DATASET EXCERPTS:
==============================

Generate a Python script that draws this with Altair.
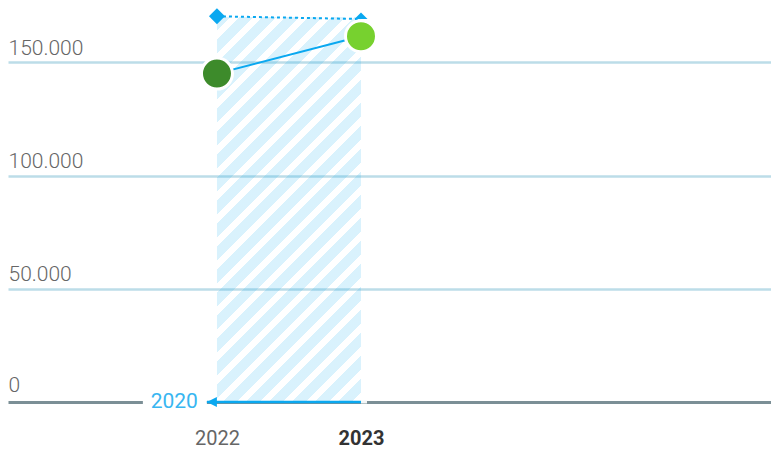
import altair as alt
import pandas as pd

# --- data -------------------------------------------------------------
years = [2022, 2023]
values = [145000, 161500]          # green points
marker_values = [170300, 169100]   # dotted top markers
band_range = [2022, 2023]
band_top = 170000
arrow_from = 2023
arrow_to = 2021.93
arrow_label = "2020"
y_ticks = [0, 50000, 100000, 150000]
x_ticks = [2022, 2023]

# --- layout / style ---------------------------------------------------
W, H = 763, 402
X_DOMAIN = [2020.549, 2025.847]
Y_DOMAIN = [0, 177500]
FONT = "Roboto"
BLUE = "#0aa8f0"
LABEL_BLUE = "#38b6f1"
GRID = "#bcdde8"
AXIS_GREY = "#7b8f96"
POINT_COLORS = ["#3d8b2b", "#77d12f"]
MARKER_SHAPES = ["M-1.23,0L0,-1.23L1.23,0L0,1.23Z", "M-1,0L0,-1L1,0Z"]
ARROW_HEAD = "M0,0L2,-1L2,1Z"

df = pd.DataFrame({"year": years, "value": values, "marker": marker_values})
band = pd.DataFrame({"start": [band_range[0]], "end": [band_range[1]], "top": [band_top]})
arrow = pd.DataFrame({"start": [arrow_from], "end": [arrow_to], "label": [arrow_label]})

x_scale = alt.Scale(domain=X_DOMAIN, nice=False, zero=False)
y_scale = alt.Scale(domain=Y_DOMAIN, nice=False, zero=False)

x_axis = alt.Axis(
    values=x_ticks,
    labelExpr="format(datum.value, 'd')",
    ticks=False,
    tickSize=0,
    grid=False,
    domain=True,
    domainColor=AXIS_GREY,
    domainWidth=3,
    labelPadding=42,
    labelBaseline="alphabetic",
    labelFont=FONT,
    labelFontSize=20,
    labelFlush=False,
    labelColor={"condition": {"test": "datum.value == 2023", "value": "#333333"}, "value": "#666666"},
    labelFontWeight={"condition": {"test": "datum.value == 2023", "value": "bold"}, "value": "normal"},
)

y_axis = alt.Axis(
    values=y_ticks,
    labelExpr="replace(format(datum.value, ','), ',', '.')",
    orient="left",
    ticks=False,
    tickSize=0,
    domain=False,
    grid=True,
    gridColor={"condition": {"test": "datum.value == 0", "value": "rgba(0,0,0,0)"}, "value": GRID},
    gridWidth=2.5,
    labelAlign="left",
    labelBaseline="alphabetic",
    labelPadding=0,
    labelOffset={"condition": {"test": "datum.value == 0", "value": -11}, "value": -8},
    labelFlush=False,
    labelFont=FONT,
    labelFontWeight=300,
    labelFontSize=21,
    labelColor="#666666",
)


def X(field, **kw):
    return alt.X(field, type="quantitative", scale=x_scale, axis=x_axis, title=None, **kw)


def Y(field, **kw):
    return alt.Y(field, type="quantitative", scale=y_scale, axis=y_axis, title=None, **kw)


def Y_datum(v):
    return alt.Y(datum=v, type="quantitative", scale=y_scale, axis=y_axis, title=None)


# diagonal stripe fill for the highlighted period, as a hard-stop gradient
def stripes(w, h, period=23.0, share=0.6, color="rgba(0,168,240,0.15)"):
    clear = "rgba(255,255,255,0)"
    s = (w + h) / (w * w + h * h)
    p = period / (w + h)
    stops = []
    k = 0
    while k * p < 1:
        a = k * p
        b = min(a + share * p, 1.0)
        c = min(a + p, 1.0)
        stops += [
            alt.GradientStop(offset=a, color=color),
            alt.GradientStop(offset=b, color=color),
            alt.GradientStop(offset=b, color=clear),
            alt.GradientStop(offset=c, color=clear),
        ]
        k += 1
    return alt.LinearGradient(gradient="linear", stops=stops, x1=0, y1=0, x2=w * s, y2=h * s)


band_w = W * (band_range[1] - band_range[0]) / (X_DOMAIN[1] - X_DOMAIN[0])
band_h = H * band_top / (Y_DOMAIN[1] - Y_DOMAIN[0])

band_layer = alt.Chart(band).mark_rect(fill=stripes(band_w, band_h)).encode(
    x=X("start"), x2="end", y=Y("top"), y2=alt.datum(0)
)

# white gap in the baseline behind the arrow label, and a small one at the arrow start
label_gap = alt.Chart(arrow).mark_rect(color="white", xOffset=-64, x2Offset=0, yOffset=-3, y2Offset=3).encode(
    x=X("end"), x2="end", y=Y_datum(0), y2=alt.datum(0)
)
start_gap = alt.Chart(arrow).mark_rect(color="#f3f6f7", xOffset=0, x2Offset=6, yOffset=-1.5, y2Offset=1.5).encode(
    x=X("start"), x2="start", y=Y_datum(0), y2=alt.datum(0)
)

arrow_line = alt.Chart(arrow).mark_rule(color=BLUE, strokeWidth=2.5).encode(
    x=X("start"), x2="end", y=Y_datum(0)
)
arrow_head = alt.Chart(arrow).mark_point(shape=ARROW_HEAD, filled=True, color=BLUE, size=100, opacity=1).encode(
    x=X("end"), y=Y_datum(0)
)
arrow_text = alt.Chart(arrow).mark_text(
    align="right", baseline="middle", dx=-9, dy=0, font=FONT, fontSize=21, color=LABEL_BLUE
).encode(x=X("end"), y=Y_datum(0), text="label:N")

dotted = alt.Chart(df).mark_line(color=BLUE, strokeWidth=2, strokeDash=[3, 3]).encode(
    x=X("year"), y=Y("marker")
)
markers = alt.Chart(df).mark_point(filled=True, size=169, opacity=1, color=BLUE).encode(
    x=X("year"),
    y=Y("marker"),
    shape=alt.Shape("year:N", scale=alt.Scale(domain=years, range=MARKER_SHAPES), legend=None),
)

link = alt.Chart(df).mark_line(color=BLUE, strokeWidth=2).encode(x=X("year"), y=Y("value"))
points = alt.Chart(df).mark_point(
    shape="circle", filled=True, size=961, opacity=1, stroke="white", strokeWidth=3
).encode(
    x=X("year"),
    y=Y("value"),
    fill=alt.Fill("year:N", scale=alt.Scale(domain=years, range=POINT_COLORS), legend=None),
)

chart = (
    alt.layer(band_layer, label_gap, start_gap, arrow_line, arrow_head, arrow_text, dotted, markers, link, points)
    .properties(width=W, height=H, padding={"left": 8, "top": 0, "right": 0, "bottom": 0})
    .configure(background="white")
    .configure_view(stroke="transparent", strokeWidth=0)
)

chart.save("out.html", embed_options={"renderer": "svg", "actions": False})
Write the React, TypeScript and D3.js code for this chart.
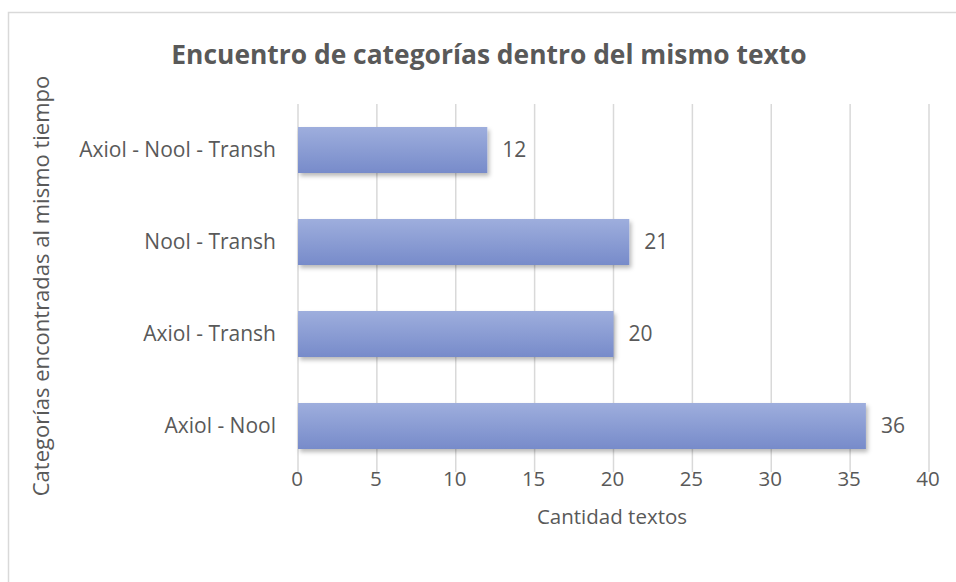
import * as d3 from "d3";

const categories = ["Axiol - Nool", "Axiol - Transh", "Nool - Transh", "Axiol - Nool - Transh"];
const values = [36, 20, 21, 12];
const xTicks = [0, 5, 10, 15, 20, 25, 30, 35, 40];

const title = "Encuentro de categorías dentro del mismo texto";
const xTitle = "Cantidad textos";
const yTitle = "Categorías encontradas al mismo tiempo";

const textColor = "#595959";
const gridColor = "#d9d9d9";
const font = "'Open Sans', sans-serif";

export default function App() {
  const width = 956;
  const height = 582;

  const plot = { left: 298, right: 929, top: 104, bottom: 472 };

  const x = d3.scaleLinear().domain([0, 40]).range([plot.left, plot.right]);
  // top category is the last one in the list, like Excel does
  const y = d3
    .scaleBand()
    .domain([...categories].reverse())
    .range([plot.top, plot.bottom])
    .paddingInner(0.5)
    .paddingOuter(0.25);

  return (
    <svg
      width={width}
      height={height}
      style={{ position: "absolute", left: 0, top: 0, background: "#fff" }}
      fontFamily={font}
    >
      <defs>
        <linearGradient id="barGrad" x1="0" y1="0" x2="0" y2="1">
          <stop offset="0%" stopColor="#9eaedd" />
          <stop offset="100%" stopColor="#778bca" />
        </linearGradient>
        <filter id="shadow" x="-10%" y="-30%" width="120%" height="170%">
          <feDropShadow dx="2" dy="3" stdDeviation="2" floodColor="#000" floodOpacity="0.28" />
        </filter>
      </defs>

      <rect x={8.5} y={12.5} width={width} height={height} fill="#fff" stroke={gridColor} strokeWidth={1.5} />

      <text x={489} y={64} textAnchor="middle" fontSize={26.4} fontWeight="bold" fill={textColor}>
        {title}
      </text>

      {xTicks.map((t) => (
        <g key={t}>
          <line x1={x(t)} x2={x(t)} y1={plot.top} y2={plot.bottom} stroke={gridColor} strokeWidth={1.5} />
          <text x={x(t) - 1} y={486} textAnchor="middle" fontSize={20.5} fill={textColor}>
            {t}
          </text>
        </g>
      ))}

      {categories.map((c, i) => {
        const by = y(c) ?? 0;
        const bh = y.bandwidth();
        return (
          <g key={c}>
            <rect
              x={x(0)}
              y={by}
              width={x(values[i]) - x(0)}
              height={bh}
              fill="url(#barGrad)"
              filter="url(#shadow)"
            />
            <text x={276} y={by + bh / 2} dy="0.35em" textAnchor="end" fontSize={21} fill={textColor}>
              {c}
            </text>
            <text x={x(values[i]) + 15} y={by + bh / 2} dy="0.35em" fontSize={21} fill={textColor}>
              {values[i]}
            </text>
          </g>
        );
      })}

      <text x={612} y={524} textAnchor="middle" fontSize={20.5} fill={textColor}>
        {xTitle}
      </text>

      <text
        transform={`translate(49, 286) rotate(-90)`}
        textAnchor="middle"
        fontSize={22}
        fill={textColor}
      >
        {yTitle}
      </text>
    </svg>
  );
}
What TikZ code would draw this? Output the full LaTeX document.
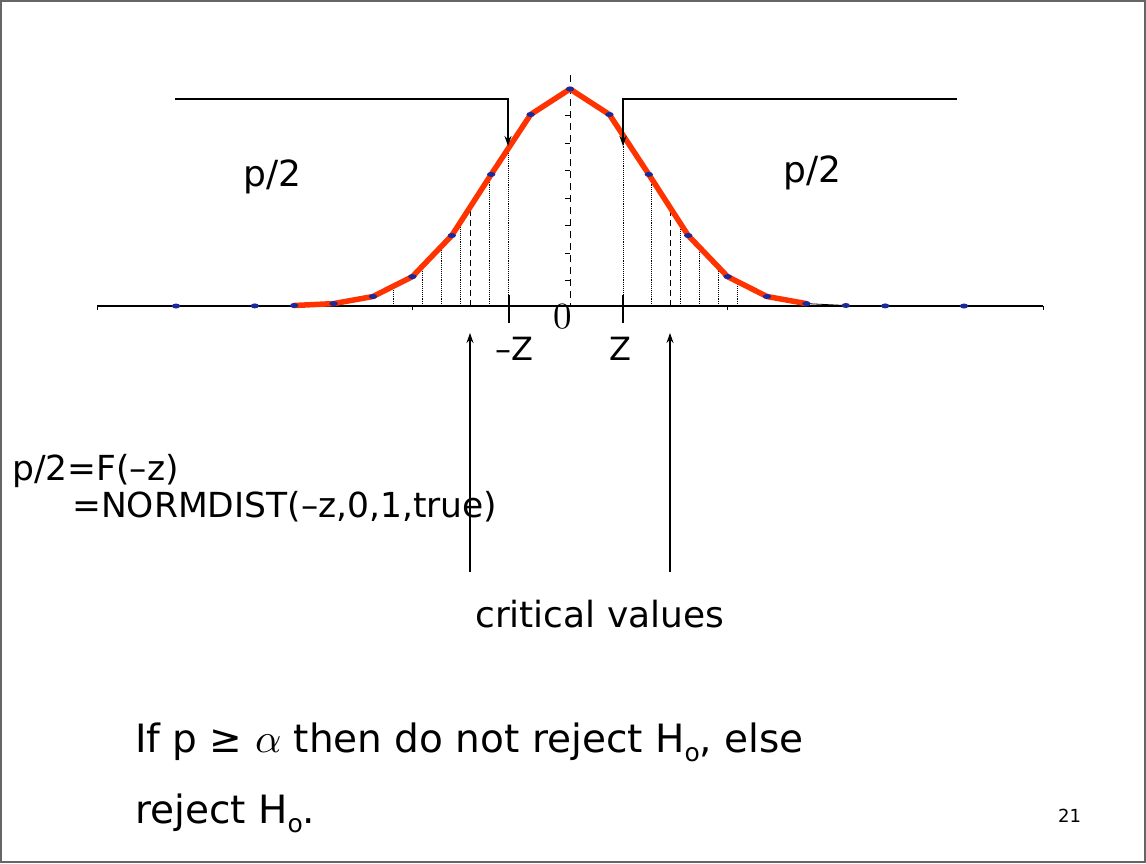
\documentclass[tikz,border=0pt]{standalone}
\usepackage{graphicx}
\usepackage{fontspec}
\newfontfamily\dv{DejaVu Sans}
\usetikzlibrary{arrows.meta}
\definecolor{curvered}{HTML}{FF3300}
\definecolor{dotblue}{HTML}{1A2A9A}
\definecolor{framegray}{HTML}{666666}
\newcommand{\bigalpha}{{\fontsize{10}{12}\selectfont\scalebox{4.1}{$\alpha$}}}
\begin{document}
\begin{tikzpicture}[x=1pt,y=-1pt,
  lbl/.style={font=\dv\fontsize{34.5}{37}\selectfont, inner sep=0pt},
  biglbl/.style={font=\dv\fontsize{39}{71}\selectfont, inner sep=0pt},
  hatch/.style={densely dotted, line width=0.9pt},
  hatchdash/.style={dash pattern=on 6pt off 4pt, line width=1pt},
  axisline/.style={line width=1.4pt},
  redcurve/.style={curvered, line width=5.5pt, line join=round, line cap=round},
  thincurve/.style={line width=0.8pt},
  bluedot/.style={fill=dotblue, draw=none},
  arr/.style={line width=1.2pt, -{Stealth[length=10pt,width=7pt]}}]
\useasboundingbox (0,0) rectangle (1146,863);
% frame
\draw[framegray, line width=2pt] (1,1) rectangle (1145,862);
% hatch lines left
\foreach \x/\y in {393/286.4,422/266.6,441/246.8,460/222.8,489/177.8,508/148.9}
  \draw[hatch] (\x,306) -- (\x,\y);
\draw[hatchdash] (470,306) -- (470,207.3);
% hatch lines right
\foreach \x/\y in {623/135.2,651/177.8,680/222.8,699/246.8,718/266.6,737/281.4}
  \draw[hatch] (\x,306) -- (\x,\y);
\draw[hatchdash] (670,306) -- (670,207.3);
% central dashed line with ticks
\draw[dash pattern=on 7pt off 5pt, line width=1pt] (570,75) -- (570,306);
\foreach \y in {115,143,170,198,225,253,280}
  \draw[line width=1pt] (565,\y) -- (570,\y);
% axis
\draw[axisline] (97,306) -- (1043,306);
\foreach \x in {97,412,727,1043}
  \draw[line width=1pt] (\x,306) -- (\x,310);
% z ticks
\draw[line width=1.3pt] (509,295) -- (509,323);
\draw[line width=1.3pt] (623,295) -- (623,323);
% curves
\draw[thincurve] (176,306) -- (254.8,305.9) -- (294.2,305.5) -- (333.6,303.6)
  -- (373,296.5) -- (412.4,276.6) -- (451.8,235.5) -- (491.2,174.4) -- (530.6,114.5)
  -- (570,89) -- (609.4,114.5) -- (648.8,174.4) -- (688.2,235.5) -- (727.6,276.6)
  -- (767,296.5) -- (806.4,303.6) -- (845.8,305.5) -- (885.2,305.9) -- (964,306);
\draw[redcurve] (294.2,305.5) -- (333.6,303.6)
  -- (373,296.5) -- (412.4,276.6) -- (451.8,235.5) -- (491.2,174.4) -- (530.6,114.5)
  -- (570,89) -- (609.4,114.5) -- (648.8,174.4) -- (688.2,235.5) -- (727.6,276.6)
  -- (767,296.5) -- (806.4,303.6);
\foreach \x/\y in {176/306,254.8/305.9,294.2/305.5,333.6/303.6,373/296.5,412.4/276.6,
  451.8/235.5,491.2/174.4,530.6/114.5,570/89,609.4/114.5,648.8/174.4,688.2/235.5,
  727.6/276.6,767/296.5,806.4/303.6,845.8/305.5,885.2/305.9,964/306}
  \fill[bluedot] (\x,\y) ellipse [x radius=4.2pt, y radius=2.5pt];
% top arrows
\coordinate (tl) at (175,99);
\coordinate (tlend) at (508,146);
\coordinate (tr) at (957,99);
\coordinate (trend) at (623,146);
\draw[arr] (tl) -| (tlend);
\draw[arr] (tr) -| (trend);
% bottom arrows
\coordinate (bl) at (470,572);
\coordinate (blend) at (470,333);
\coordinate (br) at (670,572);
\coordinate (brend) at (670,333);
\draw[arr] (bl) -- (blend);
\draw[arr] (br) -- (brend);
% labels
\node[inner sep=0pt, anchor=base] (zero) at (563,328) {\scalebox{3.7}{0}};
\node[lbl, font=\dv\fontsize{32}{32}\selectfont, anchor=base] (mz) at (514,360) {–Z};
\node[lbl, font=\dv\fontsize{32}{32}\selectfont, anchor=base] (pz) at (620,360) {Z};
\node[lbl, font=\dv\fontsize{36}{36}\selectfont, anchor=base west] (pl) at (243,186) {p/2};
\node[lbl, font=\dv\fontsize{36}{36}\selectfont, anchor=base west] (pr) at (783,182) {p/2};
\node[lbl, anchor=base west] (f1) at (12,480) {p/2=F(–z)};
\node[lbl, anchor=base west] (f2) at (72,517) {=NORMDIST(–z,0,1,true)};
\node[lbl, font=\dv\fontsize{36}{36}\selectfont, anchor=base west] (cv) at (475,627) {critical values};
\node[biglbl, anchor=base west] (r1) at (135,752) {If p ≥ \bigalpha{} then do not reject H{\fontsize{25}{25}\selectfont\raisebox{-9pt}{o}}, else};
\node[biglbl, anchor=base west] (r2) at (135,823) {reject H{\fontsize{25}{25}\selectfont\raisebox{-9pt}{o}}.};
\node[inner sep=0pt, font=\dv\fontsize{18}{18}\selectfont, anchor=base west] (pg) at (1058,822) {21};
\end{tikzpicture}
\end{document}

==============================

YOUR GOAL: In the listing above, find the line containing "Write the React, TypeScript" and the line containing "30, 35, 40];", then write out both of them and every line between, exactly, with no pictures.

SOLUTION:
Write the React, TypeScript and D3.js code for this chart.
import * as d3 from "d3";

const categories = ["Axiol - Nool", "Axiol - Transh", "Nool - Transh", "Axiol - Nool - Transh"];
const values = [36, 20, 21, 12];
const xTicks = [0, 5, 10, 15, 20, 25, 30, 35, 40];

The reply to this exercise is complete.